Pick out each line below containing "diagram".

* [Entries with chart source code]
┌──
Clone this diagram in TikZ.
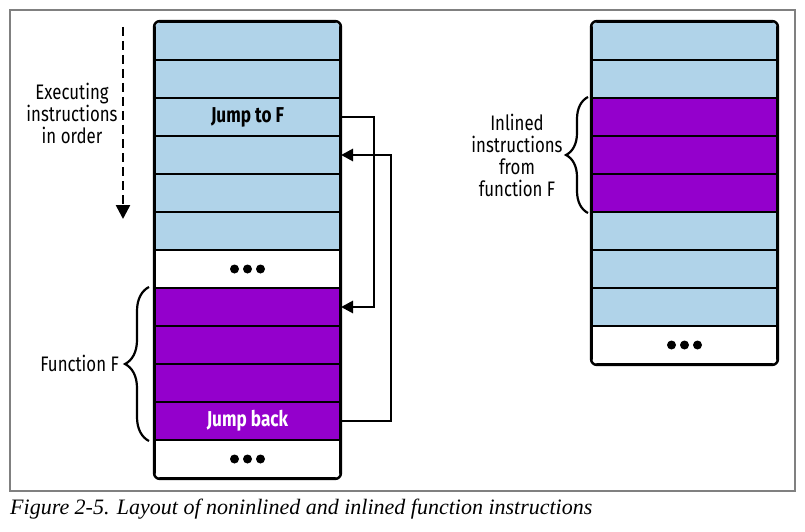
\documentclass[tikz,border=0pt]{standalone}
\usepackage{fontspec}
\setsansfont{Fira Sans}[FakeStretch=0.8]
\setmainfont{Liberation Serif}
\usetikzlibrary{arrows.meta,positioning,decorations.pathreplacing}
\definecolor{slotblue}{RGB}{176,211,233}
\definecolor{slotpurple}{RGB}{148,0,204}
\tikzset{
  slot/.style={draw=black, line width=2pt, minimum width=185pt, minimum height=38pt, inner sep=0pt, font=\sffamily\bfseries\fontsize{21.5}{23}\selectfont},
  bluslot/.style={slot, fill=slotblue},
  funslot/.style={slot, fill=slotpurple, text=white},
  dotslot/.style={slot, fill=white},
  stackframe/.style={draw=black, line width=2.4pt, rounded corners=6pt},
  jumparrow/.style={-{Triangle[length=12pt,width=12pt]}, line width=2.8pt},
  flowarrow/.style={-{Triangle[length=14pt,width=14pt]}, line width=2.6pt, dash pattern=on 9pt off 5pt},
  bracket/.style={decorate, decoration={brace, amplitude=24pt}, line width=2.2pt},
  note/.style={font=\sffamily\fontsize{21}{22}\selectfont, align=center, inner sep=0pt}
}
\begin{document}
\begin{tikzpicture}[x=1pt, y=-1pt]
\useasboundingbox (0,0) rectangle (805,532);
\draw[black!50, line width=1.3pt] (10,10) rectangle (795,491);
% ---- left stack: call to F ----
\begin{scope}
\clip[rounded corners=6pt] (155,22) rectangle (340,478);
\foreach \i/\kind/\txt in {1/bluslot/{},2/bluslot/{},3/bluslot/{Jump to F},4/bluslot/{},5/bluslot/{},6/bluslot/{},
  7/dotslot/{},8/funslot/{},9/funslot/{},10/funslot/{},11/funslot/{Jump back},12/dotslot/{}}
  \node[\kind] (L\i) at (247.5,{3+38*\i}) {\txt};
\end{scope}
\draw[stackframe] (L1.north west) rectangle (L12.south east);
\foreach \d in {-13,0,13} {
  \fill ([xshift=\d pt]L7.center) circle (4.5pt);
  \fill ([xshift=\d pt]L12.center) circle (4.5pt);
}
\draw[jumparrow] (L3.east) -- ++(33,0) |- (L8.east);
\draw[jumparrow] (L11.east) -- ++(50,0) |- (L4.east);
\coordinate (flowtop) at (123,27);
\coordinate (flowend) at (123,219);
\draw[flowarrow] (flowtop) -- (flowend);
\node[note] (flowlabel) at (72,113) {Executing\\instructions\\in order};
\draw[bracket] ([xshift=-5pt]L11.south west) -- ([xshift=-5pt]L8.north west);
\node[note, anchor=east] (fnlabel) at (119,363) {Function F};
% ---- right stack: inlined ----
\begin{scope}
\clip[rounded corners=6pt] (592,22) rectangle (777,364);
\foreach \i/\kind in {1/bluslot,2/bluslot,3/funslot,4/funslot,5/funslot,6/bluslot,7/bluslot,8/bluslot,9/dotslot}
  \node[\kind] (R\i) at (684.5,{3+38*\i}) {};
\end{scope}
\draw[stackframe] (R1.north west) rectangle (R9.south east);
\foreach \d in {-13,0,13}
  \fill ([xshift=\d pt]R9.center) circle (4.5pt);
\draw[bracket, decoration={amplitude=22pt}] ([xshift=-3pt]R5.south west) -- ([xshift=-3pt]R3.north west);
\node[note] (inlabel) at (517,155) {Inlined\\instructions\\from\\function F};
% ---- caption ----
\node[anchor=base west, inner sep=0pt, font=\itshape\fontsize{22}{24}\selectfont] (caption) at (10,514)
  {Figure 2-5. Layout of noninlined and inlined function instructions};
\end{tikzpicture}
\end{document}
└──
┌──
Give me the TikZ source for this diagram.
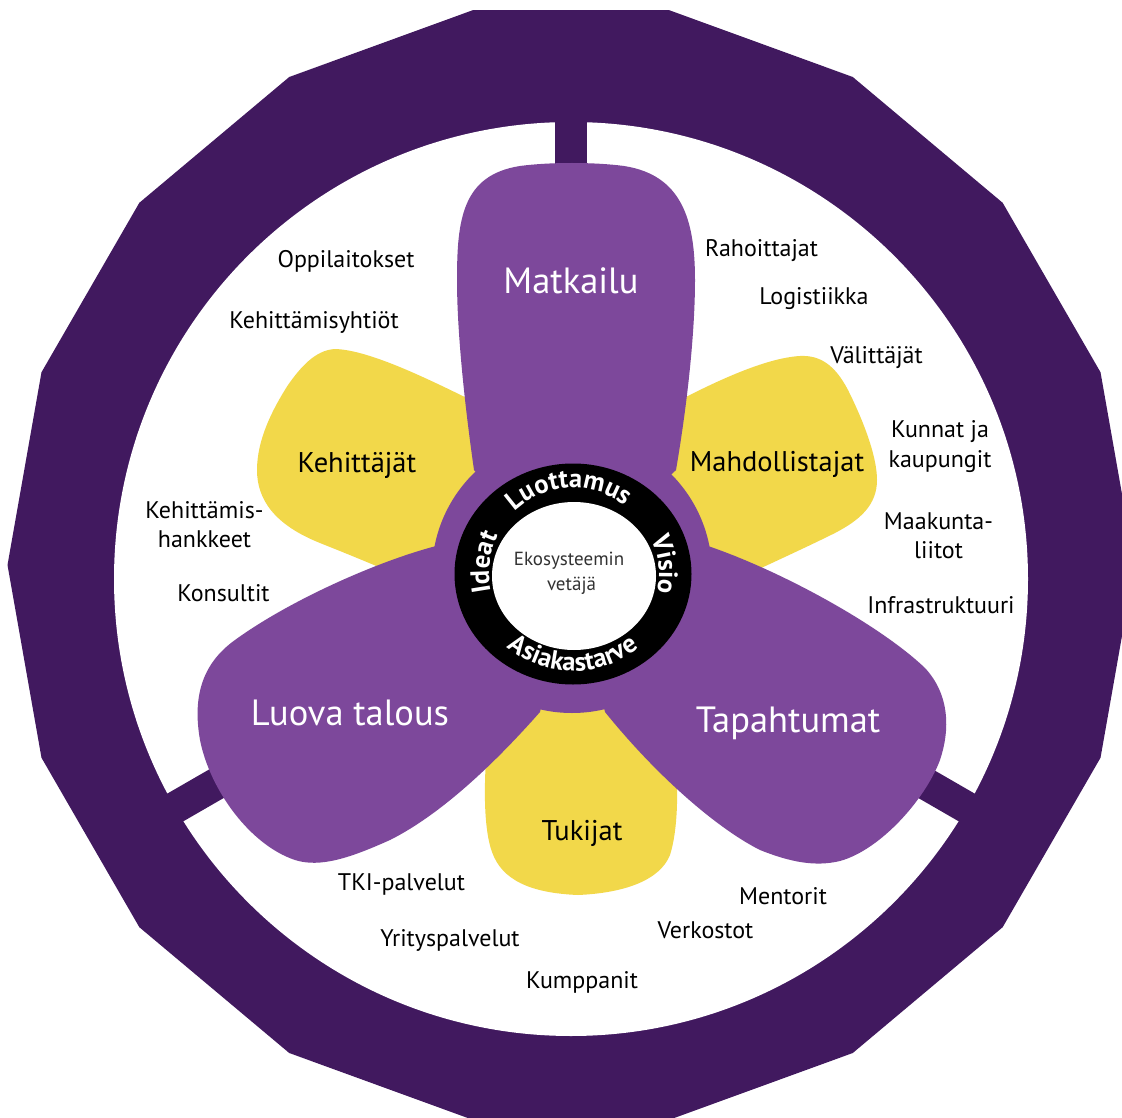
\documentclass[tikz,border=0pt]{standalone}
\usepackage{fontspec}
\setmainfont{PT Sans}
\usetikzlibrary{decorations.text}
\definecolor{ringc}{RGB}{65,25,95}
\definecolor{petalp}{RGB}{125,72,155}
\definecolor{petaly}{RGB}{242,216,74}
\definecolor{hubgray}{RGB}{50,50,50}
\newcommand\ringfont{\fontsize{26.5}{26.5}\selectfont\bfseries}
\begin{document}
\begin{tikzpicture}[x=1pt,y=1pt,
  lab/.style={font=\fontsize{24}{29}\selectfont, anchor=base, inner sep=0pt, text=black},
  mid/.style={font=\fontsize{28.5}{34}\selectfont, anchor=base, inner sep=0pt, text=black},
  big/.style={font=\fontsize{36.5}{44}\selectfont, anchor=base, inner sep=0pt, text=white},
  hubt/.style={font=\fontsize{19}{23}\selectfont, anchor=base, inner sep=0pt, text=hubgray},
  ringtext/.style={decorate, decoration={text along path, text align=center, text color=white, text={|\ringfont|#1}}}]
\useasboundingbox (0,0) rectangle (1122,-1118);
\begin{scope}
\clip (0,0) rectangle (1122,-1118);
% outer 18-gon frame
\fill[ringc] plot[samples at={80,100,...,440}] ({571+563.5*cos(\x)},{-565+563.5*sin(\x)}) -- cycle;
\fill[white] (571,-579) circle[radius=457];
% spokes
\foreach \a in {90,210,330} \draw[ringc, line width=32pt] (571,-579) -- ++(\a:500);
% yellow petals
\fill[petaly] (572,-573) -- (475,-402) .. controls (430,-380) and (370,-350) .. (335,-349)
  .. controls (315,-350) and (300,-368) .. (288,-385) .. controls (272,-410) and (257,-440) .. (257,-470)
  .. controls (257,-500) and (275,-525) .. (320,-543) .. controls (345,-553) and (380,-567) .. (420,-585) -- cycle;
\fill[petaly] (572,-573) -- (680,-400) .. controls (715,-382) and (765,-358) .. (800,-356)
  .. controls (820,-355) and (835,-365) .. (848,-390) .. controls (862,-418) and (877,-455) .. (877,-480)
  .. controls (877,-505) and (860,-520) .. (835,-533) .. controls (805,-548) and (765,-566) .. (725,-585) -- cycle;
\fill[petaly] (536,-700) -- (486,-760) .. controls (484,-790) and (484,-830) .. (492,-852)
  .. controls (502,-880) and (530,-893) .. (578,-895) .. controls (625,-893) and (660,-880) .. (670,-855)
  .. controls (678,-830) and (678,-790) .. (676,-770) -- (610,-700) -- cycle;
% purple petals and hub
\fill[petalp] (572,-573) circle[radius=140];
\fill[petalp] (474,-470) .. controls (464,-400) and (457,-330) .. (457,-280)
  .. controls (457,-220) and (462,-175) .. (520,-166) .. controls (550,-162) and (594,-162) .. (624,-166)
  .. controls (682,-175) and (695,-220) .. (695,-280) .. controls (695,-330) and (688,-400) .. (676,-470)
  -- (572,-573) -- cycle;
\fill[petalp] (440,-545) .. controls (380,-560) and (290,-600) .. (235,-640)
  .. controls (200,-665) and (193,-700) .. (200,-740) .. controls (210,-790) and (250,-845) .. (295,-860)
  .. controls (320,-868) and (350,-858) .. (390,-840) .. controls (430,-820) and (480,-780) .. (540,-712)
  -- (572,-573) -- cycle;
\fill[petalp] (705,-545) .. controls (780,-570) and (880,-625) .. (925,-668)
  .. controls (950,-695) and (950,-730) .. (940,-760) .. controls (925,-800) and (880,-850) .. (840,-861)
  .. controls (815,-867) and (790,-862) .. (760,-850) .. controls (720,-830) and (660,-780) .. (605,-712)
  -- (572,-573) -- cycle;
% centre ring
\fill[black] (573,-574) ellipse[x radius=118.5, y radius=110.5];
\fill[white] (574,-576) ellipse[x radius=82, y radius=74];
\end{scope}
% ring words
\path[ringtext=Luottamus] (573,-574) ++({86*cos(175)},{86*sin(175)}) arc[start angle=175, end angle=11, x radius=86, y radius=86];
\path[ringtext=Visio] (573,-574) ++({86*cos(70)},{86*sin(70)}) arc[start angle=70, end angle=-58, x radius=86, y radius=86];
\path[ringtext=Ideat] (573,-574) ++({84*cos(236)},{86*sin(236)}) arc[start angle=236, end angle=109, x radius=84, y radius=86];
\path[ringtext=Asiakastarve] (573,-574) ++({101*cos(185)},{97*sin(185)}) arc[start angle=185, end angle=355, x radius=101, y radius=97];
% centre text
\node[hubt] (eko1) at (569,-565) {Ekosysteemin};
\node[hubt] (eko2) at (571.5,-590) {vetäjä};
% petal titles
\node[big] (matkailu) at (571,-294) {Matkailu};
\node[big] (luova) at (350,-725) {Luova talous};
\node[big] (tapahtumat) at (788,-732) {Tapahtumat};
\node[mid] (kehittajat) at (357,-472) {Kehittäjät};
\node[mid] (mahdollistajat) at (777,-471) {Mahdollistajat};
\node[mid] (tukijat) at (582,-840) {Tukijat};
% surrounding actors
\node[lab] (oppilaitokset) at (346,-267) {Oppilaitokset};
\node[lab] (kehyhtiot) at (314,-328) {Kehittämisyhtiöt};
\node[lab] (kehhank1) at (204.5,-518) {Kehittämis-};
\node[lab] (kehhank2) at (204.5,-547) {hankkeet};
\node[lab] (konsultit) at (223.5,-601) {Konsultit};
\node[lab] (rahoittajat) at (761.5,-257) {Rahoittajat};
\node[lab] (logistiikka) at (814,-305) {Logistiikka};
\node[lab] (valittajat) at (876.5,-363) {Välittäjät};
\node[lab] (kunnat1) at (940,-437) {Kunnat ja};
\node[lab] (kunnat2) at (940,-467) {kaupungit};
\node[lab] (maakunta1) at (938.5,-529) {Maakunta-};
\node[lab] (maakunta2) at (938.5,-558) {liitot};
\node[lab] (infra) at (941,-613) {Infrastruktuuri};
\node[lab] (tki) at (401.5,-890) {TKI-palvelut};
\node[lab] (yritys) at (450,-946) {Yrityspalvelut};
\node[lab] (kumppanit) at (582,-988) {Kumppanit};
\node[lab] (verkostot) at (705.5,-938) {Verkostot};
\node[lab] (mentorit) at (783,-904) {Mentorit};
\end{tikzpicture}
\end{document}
└──
* [TASK RESULT]
Clone this diagram in TikZ.
Give me the TikZ source for this diagram.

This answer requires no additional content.